### Requirement:
Set the listing down unchanged, minus every embedded image.

### Information supplied:
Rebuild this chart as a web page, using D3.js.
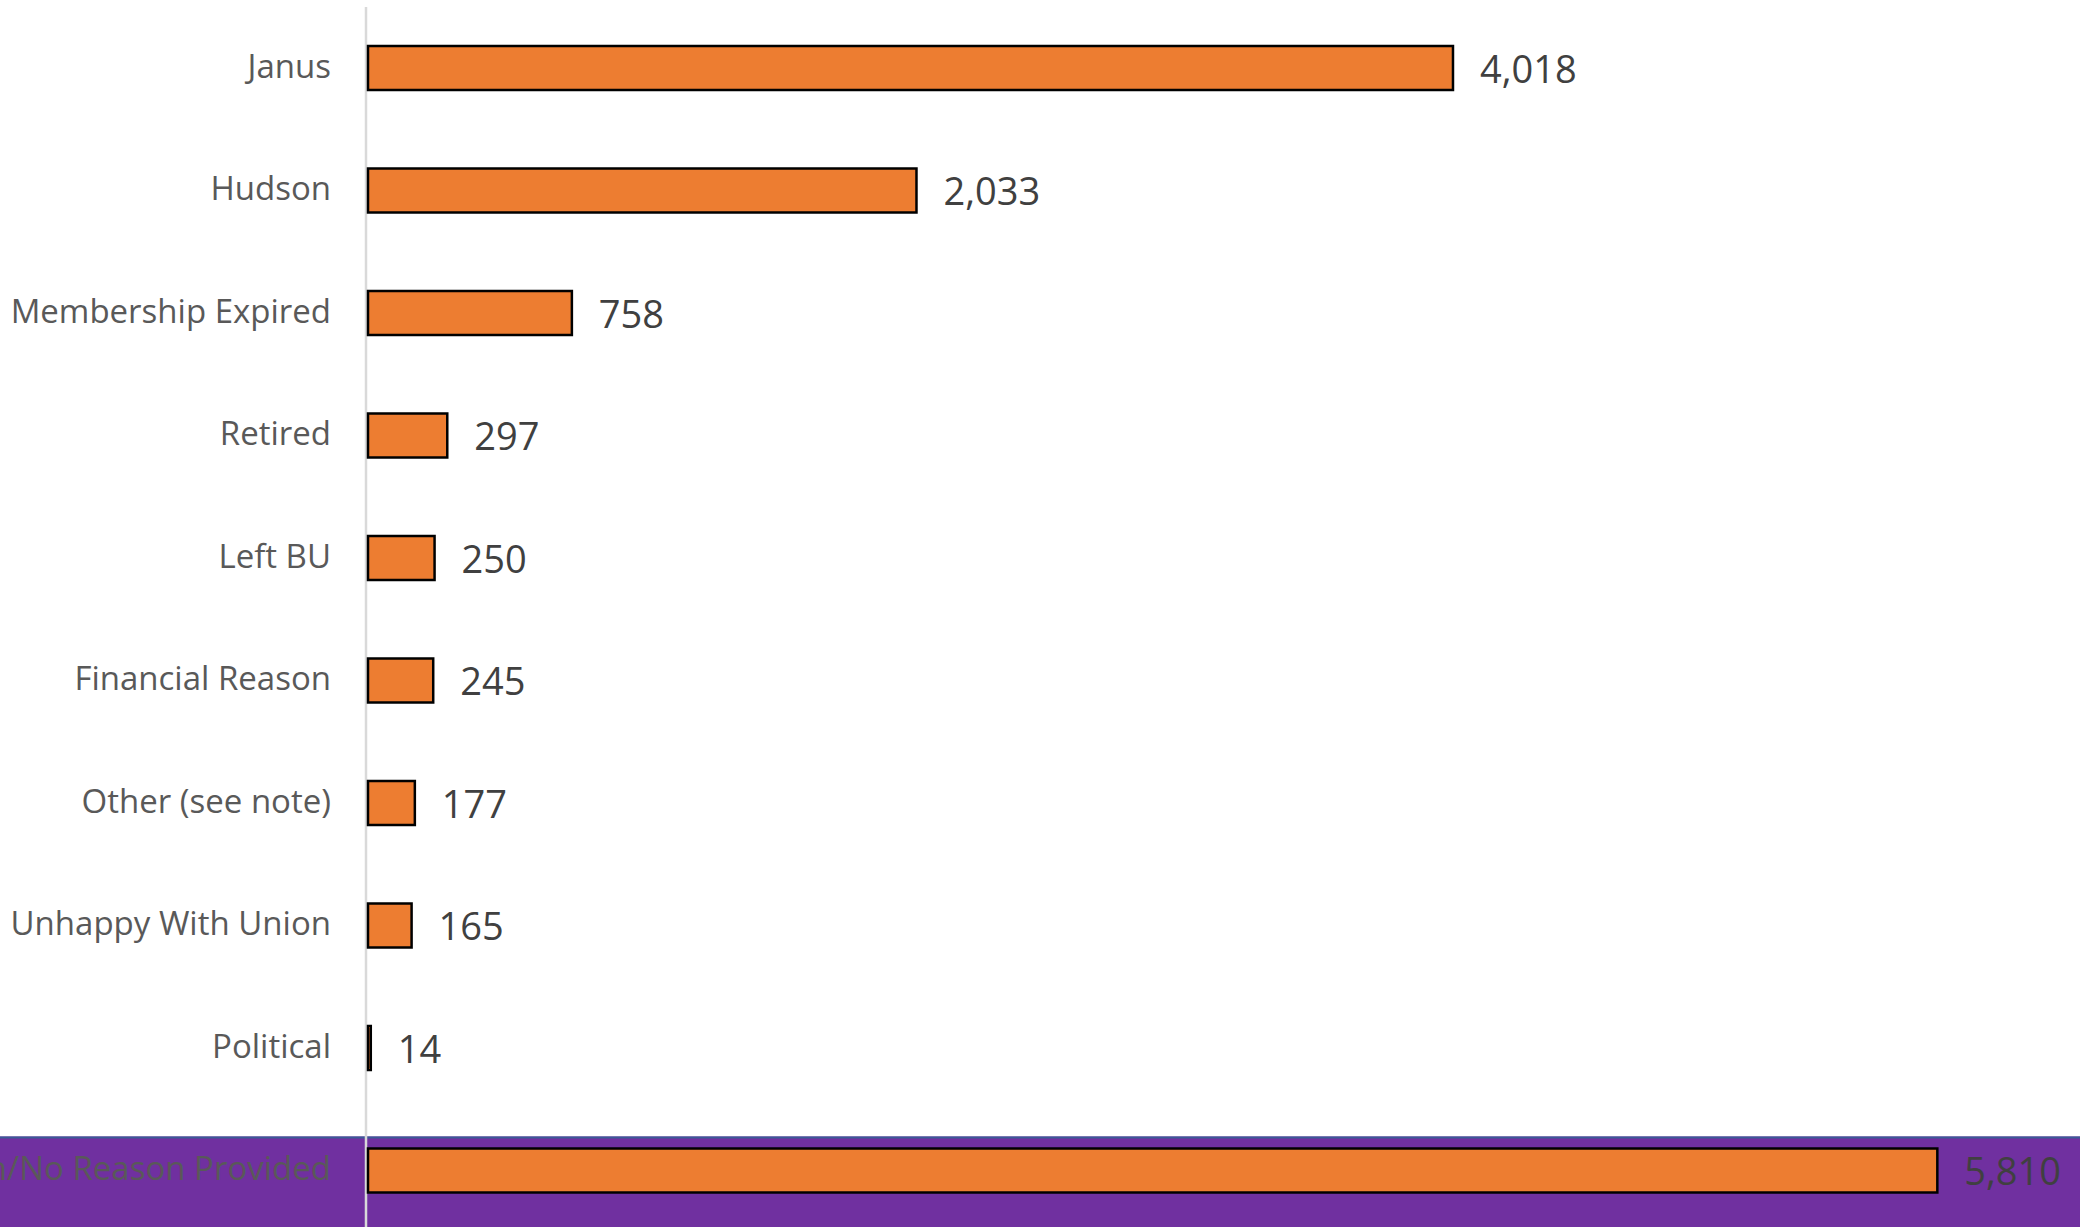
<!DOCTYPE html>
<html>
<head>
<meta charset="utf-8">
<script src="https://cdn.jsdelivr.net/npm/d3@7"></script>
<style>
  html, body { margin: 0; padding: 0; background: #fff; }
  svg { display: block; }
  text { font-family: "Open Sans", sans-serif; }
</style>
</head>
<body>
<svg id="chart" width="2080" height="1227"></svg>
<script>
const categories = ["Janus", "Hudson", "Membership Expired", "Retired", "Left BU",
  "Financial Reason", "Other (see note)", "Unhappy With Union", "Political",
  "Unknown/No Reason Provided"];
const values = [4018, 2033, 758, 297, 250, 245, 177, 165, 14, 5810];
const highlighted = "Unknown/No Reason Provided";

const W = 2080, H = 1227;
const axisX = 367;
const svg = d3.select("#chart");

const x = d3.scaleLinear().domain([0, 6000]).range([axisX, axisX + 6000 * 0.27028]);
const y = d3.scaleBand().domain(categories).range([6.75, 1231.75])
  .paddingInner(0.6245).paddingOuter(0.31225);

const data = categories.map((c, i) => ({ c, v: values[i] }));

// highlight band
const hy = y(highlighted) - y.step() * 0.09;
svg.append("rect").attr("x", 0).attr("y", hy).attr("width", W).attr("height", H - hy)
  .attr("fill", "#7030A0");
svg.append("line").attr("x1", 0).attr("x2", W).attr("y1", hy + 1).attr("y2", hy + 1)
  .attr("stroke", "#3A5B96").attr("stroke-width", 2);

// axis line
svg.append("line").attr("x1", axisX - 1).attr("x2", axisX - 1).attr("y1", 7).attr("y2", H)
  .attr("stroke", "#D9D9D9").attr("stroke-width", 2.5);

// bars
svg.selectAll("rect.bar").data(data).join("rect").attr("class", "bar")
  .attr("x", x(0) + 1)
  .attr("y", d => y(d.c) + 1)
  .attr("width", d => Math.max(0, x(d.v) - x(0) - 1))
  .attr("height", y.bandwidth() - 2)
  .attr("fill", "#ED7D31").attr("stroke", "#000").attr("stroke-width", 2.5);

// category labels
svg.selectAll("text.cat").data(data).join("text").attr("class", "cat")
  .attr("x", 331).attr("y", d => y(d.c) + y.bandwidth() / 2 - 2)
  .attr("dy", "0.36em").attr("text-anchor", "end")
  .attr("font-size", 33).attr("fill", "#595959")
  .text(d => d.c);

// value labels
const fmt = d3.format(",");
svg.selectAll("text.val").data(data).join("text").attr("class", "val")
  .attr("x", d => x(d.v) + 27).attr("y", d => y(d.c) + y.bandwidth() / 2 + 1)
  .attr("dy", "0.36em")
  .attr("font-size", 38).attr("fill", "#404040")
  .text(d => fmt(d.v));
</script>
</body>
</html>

### Task solution:
Rebuild this chart as a web page, using D3.js.
<!DOCTYPE html>
<html>
<head>
<meta charset="utf-8">
<script src="https://cdn.jsdelivr.net/npm/d3@7"></script>
<style>
  html, body { margin: 0; padding: 0; background: #fff; }
  svg { display: block; }
  text { font-family: "Open Sans", sans-serif; }
</style>
</head>
<body>
<svg id="chart" width="2080" height="1227"></svg>
<script>
const categories = ["Janus", "Hudson", "Membership Expired", "Retired", "Left BU",
  "Financial Reason", "Other (see note)", "Unhappy With Union", "Political",
  "Unknown/No Reason Provided"];
const values = [4018, 2033, 758, 297, 250, 245, 177, 165, 14, 5810];
const highlighted = "Unknown/No Reason Provided";

const W = 2080, H = 1227;
const axisX = 367;
const svg = d3.select("#chart");

const x = d3.scaleLinear().domain([0, 6000]).range([axisX, axisX + 6000 * 0.27028]);
const y = d3.scaleBand().domain(categories).range([6.75, 1231.75])
  .paddingInner(0.6245).paddingOuter(0.31225);

const data = categories.map((c, i) => ({ c, v: values[i] }));

// highlight band
const hy = y(highlighted) - y.step() * 0.09;
svg.append("rect").attr("x", 0).attr("y", hy).attr("width", W).attr("height", H - hy)
  .attr("fill", "#7030A0");
svg.append("line").attr("x1", 0).attr("x2", W).attr("y1", hy + 1).attr("y2", hy + 1)
  .attr("stroke", "#3A5B96").attr("stroke-width", 2);

// axis line
svg.append("line").attr("x1", axisX - 1).attr("x2", axisX - 1).attr("y1", 7).attr("y2", H)
  .attr("stroke", "#D9D9D9").attr("stroke-width", 2.5);

// bars
svg.selectAll("rect.bar").data(data).join("rect").attr("class", "bar")
  .attr("x", x(0) + 1)
  .attr("y", d => y(d.c) + 1)
  .attr("width", d => Math.max(0, x(d.v) - x(0) - 1))
  .attr("height", y.bandwidth() - 2)
  .attr("fill", "#ED7D31").attr("stroke", "#000").attr("stroke-width", 2.5);

// category labels
svg.selectAll("text.cat").data(data).join("text").attr("class", "cat")
  .attr("x", 331).attr("y", d => y(d.c) + y.bandwidth() / 2 - 2)
  .attr("dy", "0.36em").attr("text-anchor", "end")
  .attr("font-size", 33).attr("fill", "#595959")
  .text(d => d.c);

// value labels
const fmt = d3.format(",");
svg.selectAll("text.val").data(data).join("text").attr("class", "val")
  .attr("x", d => x(d.v) + 27).attr("y", d => y(d.c) + y.bandwidth() / 2 + 1)
  .attr("dy", "0.36em")
  .attr("font-size", 38).attr("fill", "#404040")
  .text(d => fmt(d.v));
</script>
</body>
</html>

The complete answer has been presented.